Aug 12, 2016
How to Teach Your Preschooler About Sharing
As parents, we want to see our children playing happily with others, and being kind and sharing. You know that it’s an important life skill that will help them see success in their future social and professional lives. However, preschoolers just learning how to socialize may not quite grasp the concept and importance of sharing. Here are some ways you can help teach your preschooler about sharing.
Lead by example
You probably are familiar with your preschooler’s propensity to imitate what she sees you doing or saying, so use this to your advantage and model good sharing behavior. You may need to make it clear to your child that you are sharing. For example, “Your brother wants to try some of my pancake, so I’m sharing it with him,” or, “Let’s draw a picture together. We can share these crayons.” You can also show your preschooler that you can share things like feelings, thoughts, and stories too.
Make sharing fun
You can help make the concept of sharing into an enjoyable game for your preschooler. Assembling a jigsaw puzzle or playing a cooperative game together are good ways to show your child that sharing with others, whether it’s a toy or a task, can be rewarding and enjoyable.

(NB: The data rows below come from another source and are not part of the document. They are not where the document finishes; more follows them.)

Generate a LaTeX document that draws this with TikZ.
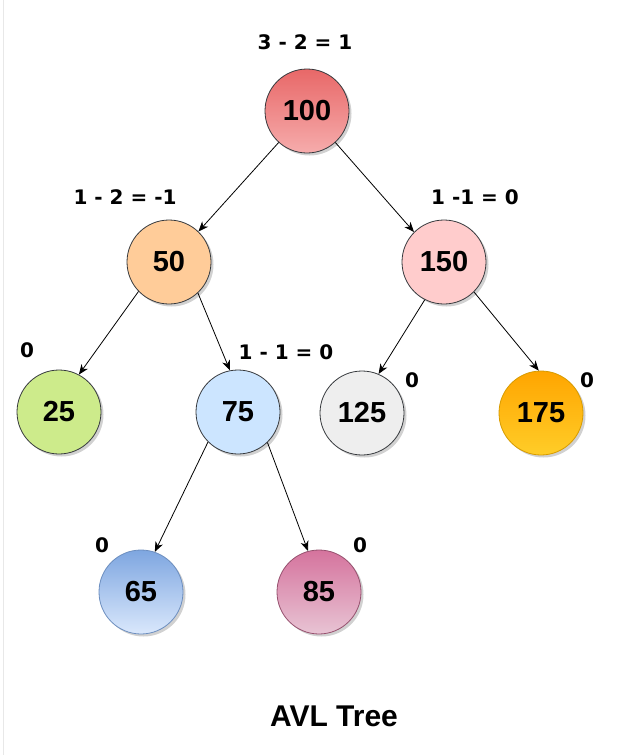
\documentclass[tikz,border=0pt]{standalone}
\usepackage{fontspec}
\setmainfont{Liberation Sans}
\newfontfamily\lblfont{DejaVu Sans}
\usetikzlibrary{arrows.meta,shadows}
\definecolor{strk}{HTML}{36393D}
\tikzset{
  tnode/.style={circle, draw=strk, line width=0.8pt, minimum size=84pt, inner sep=0pt,
    font=\fontsize{29}{34}\selectfont\bfseries,
    drop shadow={shadow xshift=2.5pt, shadow yshift=-2.5pt, opacity=0.18, fill=black}},
  lbl/.style={inner sep=0pt, font=\lblfont\fontsize{20}{24}\selectfont\bfseries},
  edge/.style={draw=black, line width=0.8pt, -{Stealth[length=10pt,width=8pt,inset=3pt]}},
}
\begin{document}
\begin{tikzpicture}[x=1pt,y=-1pt]
\useasboundingbox (0,0) rectangle (635,755);
\fill[white] (0,0) rectangle (635,755);
\draw[draw=black!9, line width=1pt] (3,0) -- (3,755);

% nodes
\node[tnode, top color={rgb,255:red,232;green,104;blue,104}, bottom color={rgb,255:red,246;green,172;blue,172}] (n100) at (307,111) {100};
\node[tnode, fill={rgb,255:red,255;green,204;blue,153}] (n50) at (169,262) {50};
\node[tnode, fill={rgb,255:red,255;green,204;blue,204}] (n150) at (444,262) {150};
\node[tnode, fill={rgb,255:red,205;green,235;blue,139}] (n25) at (59,412) {25};
\node[tnode, fill={rgb,255:red,204;green,229;blue,255}] (n75) at (238,412) {75};
\node[tnode, fill={rgb,255:red,238;green,238;blue,238}] (n125) at (362,413) {125};
\node[tnode, top color={rgb,255:red,255;green,165;blue,0}, bottom color={rgb,255:red,255;green,205;blue,40}, draw={rgb,255:red,215;green,155;blue,0}] (n175) at (541,413) {175};
\node[tnode, top color={rgb,255:red,126;green,166;blue,224}, bottom color={rgb,255:red,218;green,232;blue,252}, draw={rgb,255:red,108;green,142;blue,191}] (n65) at (141,592) {65};
\node[tnode, top color={rgb,255:red,213;green,115;blue,157}, bottom color={rgb,255:red,232;green,196;blue,212}, draw={rgb,255:red,150;green,80;blue,110}] (n85) at (319,592) {85};

% labels
\node[lbl] (l100) at (305,42) {3 - 2 = 1};
\node[lbl] (l50) at (125,197) {1 - 2 = -1};
\node[lbl] (l150) at (475,197) {1 -1 = 0};
\node[lbl] (l75) at (286,352) {1 - 1 = 0};
\node[lbl] (l25) at (27,350) {0};
\node[lbl] (l125) at (412,380) {0};
\node[lbl] (l175) at (587,380) {0};
\node[lbl] (l65) at (102,545) {0};
\node[lbl] (l85) at (360,545) {0};
\node[inner sep=0pt, font=\fontsize{30}{36}\selectfont\bfseries] (title) at (334,716) {AVL Tree};

% edges
\draw[edge] (n100.-132) -- (n50.46);
\draw[edge] (n100.-48) -- (n150.135);
\draw[edge] (n50.-136) -- (n25.62);
\draw[edge] (n50.-47) -- (n75.101);
\draw[edge] (n150.-117) -- (n125.67);
\draw[edge] (n150.-45) -- (n175.93);
\draw[edge] (n75.-135) -- (n65.71);
\draw[edge] (n75.-46) -- (n85.105);
\end{tikzpicture}
\end{document}
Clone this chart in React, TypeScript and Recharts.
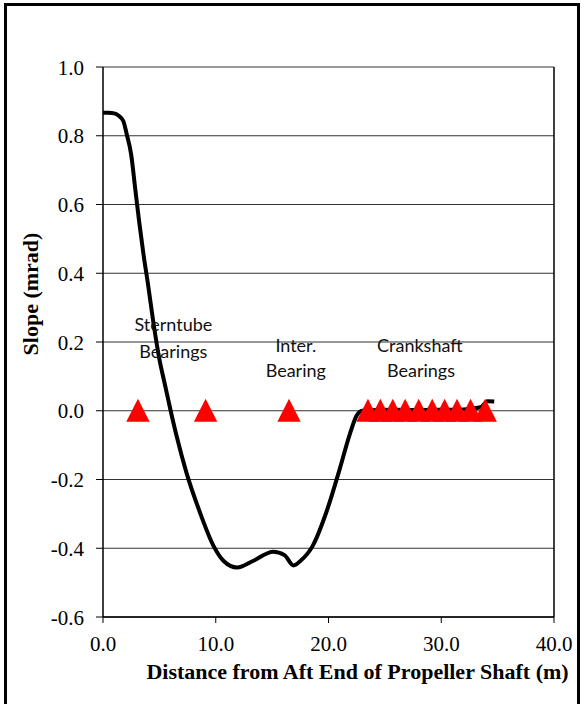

Praise your child for sharing
Whenever your child does share with another, praising them or thanking them will help cement the idea that sharing is a good behavior. You don’t have to wait for spontaneous sharing to offer praise; praising your child for honoring your request to share or take turns will have the same positive effect. Of course, take care not to accidentally encourage rivalries between siblings or friends when doing so.
Take sharing at their pace
Sharing will be a relatively new concept to your preschooler, so help him along and set expectations. Let him know that taking turns playing with a toy is only temporary, and the toy will still be his.
It’s also a good idea to get your preschooler involved in the sharing process, and let him know that it’s his decision whether he wants to share or not. For example, he may feel a special connection to his favorite stuffed animal and experience anxiety at the thought of letting someone else play with it. In this case, you can ask him to share a different toy. Encourage sharing rather than forcing it.
Helping your preschooler learn about sharing takes patience, but there are several strategies you can employ to help your child learn this important social skill.